In the Declaration, America "appeal[ed] to the Supreme Judge of the world for the rectitude of our intentions." Facing the injustice of slavery, Jefferson therefore trembled for his country when he reflected "that God is just, that his justice cannot sleep forever."

In sum, America is a nation "under God" in three ways. God protects America; God is America's guide and goal; and God judges America.

The Seal has two Latin mottoes, one for the heavenly and one for the earthly part. The mottoes are taken from the great Roman poet Virgil.

The pyramid is labeled novus ordo seclorum, "a new order of the ages." Thomson's report explains, "the words under it signify the beginning of the New American Era, which commences from that date [1776]."

The phrase is a variant of a line in Virgil's fourth Eclogue: "a great order of the ages is born anew". This Eclogue describes the return of the golden age, an age of peace and plenty. The change of words is significant. America is a "new order," not just a "great order." Virgil's golden age has come before and will come again, but nothing like the American founding has ever happened. No nation has ever grounded itself on a universal principle, discovered by reason, affirmed by God, and shared by all human beings everywhere:

that all men are created equal, that they are endowed by their Creator with certain unalienable rights, that among these are life, liberty, and the pursuit of happiness.
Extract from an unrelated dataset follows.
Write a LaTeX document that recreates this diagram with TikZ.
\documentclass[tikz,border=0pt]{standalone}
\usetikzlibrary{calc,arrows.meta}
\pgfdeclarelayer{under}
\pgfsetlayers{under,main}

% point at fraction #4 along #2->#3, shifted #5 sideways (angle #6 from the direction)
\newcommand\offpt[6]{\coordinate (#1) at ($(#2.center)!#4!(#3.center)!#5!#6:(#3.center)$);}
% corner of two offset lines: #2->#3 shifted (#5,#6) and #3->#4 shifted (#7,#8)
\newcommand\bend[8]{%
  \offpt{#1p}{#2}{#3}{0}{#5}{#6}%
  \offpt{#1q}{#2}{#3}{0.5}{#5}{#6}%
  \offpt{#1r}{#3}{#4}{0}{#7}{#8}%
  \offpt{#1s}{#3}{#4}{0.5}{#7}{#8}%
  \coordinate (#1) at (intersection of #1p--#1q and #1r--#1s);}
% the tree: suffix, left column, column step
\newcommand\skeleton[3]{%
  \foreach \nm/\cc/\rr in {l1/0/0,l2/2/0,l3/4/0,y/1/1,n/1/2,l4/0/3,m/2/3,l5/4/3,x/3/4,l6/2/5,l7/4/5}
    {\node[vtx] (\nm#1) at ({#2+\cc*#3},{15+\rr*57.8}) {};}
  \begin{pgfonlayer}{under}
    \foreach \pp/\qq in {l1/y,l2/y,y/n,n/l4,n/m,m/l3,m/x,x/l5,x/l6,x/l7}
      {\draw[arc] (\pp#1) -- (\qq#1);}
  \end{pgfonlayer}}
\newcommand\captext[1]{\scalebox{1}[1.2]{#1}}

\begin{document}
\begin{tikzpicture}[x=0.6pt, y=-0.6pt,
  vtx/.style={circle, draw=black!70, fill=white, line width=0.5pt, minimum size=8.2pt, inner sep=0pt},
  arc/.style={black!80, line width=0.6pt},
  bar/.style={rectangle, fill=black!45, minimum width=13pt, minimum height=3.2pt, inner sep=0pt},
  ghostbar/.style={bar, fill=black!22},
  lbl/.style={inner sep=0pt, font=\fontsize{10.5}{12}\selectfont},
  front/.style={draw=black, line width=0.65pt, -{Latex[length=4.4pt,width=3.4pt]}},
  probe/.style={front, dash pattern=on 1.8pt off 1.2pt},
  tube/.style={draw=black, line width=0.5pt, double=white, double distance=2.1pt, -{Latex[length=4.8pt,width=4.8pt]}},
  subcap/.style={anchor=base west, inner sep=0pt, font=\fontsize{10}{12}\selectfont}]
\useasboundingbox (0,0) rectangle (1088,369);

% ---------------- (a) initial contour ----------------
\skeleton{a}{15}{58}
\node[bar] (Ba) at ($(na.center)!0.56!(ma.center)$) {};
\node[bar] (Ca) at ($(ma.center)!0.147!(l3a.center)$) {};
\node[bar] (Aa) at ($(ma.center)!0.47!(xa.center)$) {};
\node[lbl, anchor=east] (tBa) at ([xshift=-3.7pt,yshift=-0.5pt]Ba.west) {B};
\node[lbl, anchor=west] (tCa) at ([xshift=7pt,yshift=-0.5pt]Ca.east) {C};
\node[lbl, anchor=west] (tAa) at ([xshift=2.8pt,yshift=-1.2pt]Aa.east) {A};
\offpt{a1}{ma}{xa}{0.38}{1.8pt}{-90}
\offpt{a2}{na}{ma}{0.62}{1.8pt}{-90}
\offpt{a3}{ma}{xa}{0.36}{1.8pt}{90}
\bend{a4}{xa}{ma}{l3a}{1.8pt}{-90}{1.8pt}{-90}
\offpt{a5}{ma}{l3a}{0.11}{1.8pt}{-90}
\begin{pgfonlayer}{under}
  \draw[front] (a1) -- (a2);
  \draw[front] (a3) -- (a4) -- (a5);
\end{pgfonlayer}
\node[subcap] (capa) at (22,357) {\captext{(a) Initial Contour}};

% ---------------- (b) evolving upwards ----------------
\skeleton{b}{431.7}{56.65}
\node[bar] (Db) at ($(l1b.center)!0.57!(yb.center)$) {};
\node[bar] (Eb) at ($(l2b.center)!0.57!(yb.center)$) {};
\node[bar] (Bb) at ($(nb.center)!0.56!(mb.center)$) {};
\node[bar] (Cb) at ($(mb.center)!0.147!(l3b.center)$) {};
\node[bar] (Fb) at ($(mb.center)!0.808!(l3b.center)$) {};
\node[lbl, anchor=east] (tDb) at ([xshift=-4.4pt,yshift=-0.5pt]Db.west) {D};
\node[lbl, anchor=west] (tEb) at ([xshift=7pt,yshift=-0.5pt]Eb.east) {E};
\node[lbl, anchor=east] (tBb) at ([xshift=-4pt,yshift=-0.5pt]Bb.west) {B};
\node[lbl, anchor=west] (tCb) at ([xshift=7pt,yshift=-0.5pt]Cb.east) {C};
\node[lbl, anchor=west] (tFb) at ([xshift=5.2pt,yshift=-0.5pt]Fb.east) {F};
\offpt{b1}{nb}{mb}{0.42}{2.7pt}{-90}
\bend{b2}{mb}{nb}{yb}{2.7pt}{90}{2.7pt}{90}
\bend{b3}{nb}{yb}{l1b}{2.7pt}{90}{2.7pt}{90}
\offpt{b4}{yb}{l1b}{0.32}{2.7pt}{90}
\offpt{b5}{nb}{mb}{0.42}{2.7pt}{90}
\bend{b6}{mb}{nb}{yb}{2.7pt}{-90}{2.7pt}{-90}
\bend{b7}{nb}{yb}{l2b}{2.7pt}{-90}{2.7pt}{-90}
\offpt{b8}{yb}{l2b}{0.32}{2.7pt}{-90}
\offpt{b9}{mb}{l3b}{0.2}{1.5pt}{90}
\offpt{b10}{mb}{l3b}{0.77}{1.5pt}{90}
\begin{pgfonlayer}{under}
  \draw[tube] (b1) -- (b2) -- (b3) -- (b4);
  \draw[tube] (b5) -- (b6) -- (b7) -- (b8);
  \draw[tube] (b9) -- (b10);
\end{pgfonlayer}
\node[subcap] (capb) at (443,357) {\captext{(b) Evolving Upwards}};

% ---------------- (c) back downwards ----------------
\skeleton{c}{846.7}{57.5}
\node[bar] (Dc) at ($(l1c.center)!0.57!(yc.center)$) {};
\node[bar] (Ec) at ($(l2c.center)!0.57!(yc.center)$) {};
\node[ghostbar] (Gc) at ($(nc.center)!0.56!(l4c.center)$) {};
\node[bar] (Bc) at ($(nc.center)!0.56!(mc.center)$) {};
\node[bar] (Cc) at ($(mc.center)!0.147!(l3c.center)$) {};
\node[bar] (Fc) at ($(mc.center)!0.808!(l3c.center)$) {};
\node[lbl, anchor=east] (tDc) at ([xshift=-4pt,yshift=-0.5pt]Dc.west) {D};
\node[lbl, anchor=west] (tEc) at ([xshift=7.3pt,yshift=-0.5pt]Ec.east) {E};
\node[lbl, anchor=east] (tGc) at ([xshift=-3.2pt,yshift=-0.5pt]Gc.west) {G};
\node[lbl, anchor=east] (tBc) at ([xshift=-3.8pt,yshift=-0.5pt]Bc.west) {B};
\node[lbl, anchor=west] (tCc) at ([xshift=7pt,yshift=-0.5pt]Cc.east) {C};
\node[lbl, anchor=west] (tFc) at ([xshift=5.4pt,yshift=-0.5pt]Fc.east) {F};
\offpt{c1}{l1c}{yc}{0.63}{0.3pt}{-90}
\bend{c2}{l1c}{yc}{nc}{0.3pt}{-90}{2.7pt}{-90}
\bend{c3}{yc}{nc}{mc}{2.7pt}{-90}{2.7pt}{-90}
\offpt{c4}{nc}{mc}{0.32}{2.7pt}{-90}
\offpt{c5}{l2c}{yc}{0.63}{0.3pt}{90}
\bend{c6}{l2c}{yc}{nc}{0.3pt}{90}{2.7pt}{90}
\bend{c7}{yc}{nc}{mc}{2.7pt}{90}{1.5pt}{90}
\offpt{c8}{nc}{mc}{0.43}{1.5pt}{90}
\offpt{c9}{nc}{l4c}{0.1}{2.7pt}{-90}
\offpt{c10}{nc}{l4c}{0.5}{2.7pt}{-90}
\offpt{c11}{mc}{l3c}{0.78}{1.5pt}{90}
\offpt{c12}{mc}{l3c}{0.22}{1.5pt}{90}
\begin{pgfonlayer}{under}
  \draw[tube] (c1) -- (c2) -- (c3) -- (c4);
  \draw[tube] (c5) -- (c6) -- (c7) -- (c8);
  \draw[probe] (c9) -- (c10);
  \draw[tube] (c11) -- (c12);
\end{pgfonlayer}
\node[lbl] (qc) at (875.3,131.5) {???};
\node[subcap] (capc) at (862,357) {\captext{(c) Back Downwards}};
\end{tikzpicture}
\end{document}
"Over the eye," says the 1782 law, appear "these words, annuit coeptis." Literally translated, they mean: "he has nodded [or nods] in assent to the things that have been started" — namely, to the pyramid under construction, the "new order of the ages."

In Virgil's Aeneid, Aeneas leads a remnant of men from conquered Troy over the sea to a land far to the west. After they arrive in Italy, the natives mount a ferocious attack against them. In the midst of the battle, Aeneas's son Ascanius prays to Jupiter to "nod in assent to the daring things that have been started." Jupiter hears the prayer; Ascanius shoots, and his arrow pierces the enemy's head. That victory enables the small band of Trojan warriors to stay in Italy. They will eventually become Rome, the greatest empire in world history.
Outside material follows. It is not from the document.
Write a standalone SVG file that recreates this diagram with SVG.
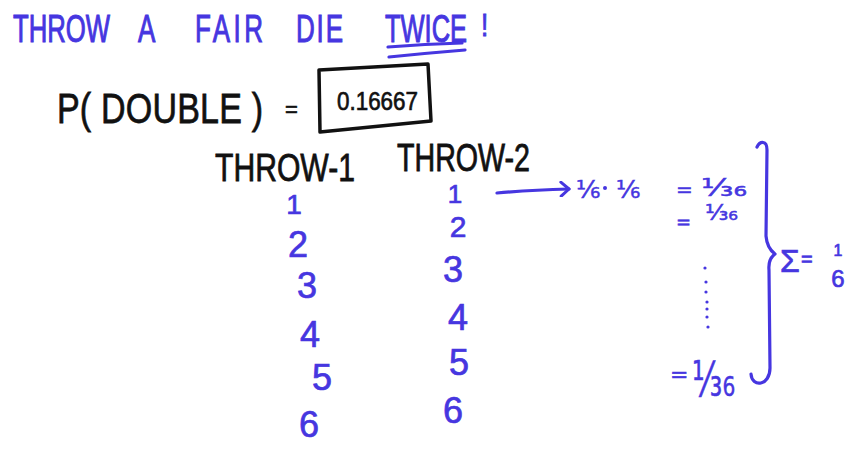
<svg xmlns="http://www.w3.org/2000/svg" width="858" height="459" viewBox="0 0 858 459">
<style>
.b{fill:#4636e0;stroke:#4636e0;stroke-width:0.7;font-family:"Liberation Sans",Arial,sans-serif}
.f{fill:#4636e0;stroke:#4636e0;stroke-width:0.5;font-family:"DejaVu Sans",sans-serif}
.k{fill:#111;stroke:#111;stroke-width:0.6;font-family:"Liberation Sans",Arial,sans-serif}
.ln{fill:none;stroke:#4636e0;stroke-width:3.2;stroke-linecap:round;stroke-linejoin:round}
.kl{fill:none;stroke:#111;stroke-width:3.5;stroke-linecap:round;stroke-linejoin:round}
.d{font-size:36px;text-anchor:middle}
.t{font-size:26px}
</style>
<defs>
<marker id="ah" markerWidth="14" markerHeight="16" refX="10" refY="8" orient="auto" markerUnits="userSpaceOnUse">
<path d="M2,1 L10,8 L2,15" fill="none" stroke="#4636e0" stroke-width="3" stroke-linecap="round" stroke-linejoin="round"/>
</marker>
</defs>
<rect width="858" height="459" fill="#fff"/>

<g id="title">
<text class="b t" transform="translate(13,42) scale(1,1.5)" textLength="97" lengthAdjust="spacingAndGlyphs">THROW</text>
<text class="b t" transform="translate(138,42) scale(1,1.5)">A</text>
<text class="b t" transform="translate(195,42) scale(1,1.5)" textLength="68" lengthAdjust="spacing">FAIR</text>
<text class="b t" transform="translate(296,42) scale(1,1.5)" textLength="47" lengthAdjust="spacing">DIE</text>
<text class="b t" transform="translate(385,42) scale(1,1.5)" textLength="82" lengthAdjust="spacingAndGlyphs">TWICE</text>
<text class="b t" transform="translate(481,36) scale(1,1.2)">!</text>
<path class="ln" d="M388,47 Q425,44 462,43" stroke-width="4"/>
<path class="ln" d="M389,57 Q428,53 465,50"/>
</g>

<g id="equation">
<text class="k" transform="translate(57,123) scale(1,1.25)" font-size="34" textLength="206" lengthAdjust="spacing">P( DOUBLE )</text>
<text class="k" x="285" y="117" font-size="22">=</text>
<path class="kl" d="M319,70 L428,64 L431,121 L320,132 Z"/>
<text class="k" transform="translate(337,110) scale(1,1.15)" font-size="23" textLength="81" lengthAdjust="spacingAndGlyphs">0.16667</text>
</g>

<g id="headers">
<text class="k" transform="translate(215,181) scale(1,1.3)" font-size="30" textLength="140" lengthAdjust="spacingAndGlyphs">THROW-1</text>
<text class="k" transform="translate(397,171) scale(1,1.4)" font-size="28" textLength="133" lengthAdjust="spacingAndGlyphs">THROW-2</text>
</g>

<g id="throw1">
<text class="b d" x="294" y="214" font-size="28" style="font-size:28px">1</text>
<text class="b d" x="298" y="257">2</text>
<text class="b d" x="307" y="298">3</text>
<text class="b d" x="310" y="347">4</text>
<text class="b d" x="322" y="390">5</text>
<text class="b d" x="309" y="437">6</text>
</g>

<g id="throw2">
<text class="b d" x="455" y="203" style="font-size:26px">1</text>
<text class="b d" x="458" y="237" style="font-size:30px">2</text>
<text class="b d" x="453" y="282">3</text>
<text class="b d" x="458" y="330">4</text>
<text class="b d" x="459" y="375">5</text>
<text class="b d" x="453" y="423">6</text>
</g>

<g id="connectors">
<path class="ln" d="M497,193 Q530,190 569,189" marker-end="url(#ah)"/>
</g>

<g id="product">
<text class="f" x="576" y="198" font-size="25">⅙</text>
<circle cx="605" cy="188" r="2" fill="#4636e0"/>
<text class="f" x="616" y="198" font-size="25">⅙</text>
<text class="f" x="676" y="196" font-size="20">=</text>
<text class="f" x="701" y="196" font-size="25" textLength="46" lengthAdjust="spacingAndGlyphs">¹⁄₃₆</text>
</g>

<g id="row2">
<text class="f" x="676" y="228" font-size="18">=</text>
<text class="f" x="705" y="220" font-size="22" textLength="33" lengthAdjust="spacingAndGlyphs">¹⁄₃₆</text>
</g>

<g id="dots" fill="#4636e0">
<circle cx="705" cy="268" r="1.6"/>
<circle cx="706" cy="282" r="1.6"/>
<circle cx="706" cy="292" r="1.6"/>
<circle cx="707" cy="302" r="1.6"/>
<circle cx="707" cy="309" r="1.6"/>
<circle cx="707" cy="317" r="1.6"/>
<circle cx="708" cy="327" r="1.6"/>
</g>

<g id="row6">
<text class="f" x="670" y="382" font-size="22">=</text>
<text class="f" x="692" y="396" font-size="48" textLength="43" lengthAdjust="spacingAndGlyphs">¹⁄₃₆</text>
</g>

<g id="brace">
<path class="ln" d="M757,147 C760,141 767,140 767,150 L766,236 Q767,248 775,254 Q768,259 769,270 L770,368 C770,386 752,388 751,374"/>
</g>

<g id="sum">
<text class="b" x="780" y="272" font-size="32">Σ</text>
<text class="b" x="801" y="266" font-size="20">=</text>
<text class="b" x="838" y="256" font-size="16" text-anchor="middle">1</text>
<text class="b" x="838" y="287" font-size="24" text-anchor="middle">6</text>
</g>
</svg>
The two mottoes point to the founding of Rome (the Aeneid) and the golden age (Eclogue 4). Taken together they suggest that America, with divine approval and support, will become a New Rome, combining the glory of the old Rome with the freedom, prosperity, and peace of the golden age.

Meanwhile, the modern Left frets about "under God" in the Pledge?

Posted by Orrin Judd at August 21, 2004 11:09 AM

All these musty old traditions are oppressive and discriminatory, don't you know, and must be modernized A.S.A.P. Except for old traditions in Third World cultures, which must be respected and preserved.

Posted by: PapayaSF at August 21, 2004 1:50 PM

Orrin, don't forget the libertarians. They also fret about "under God" in the Pledge.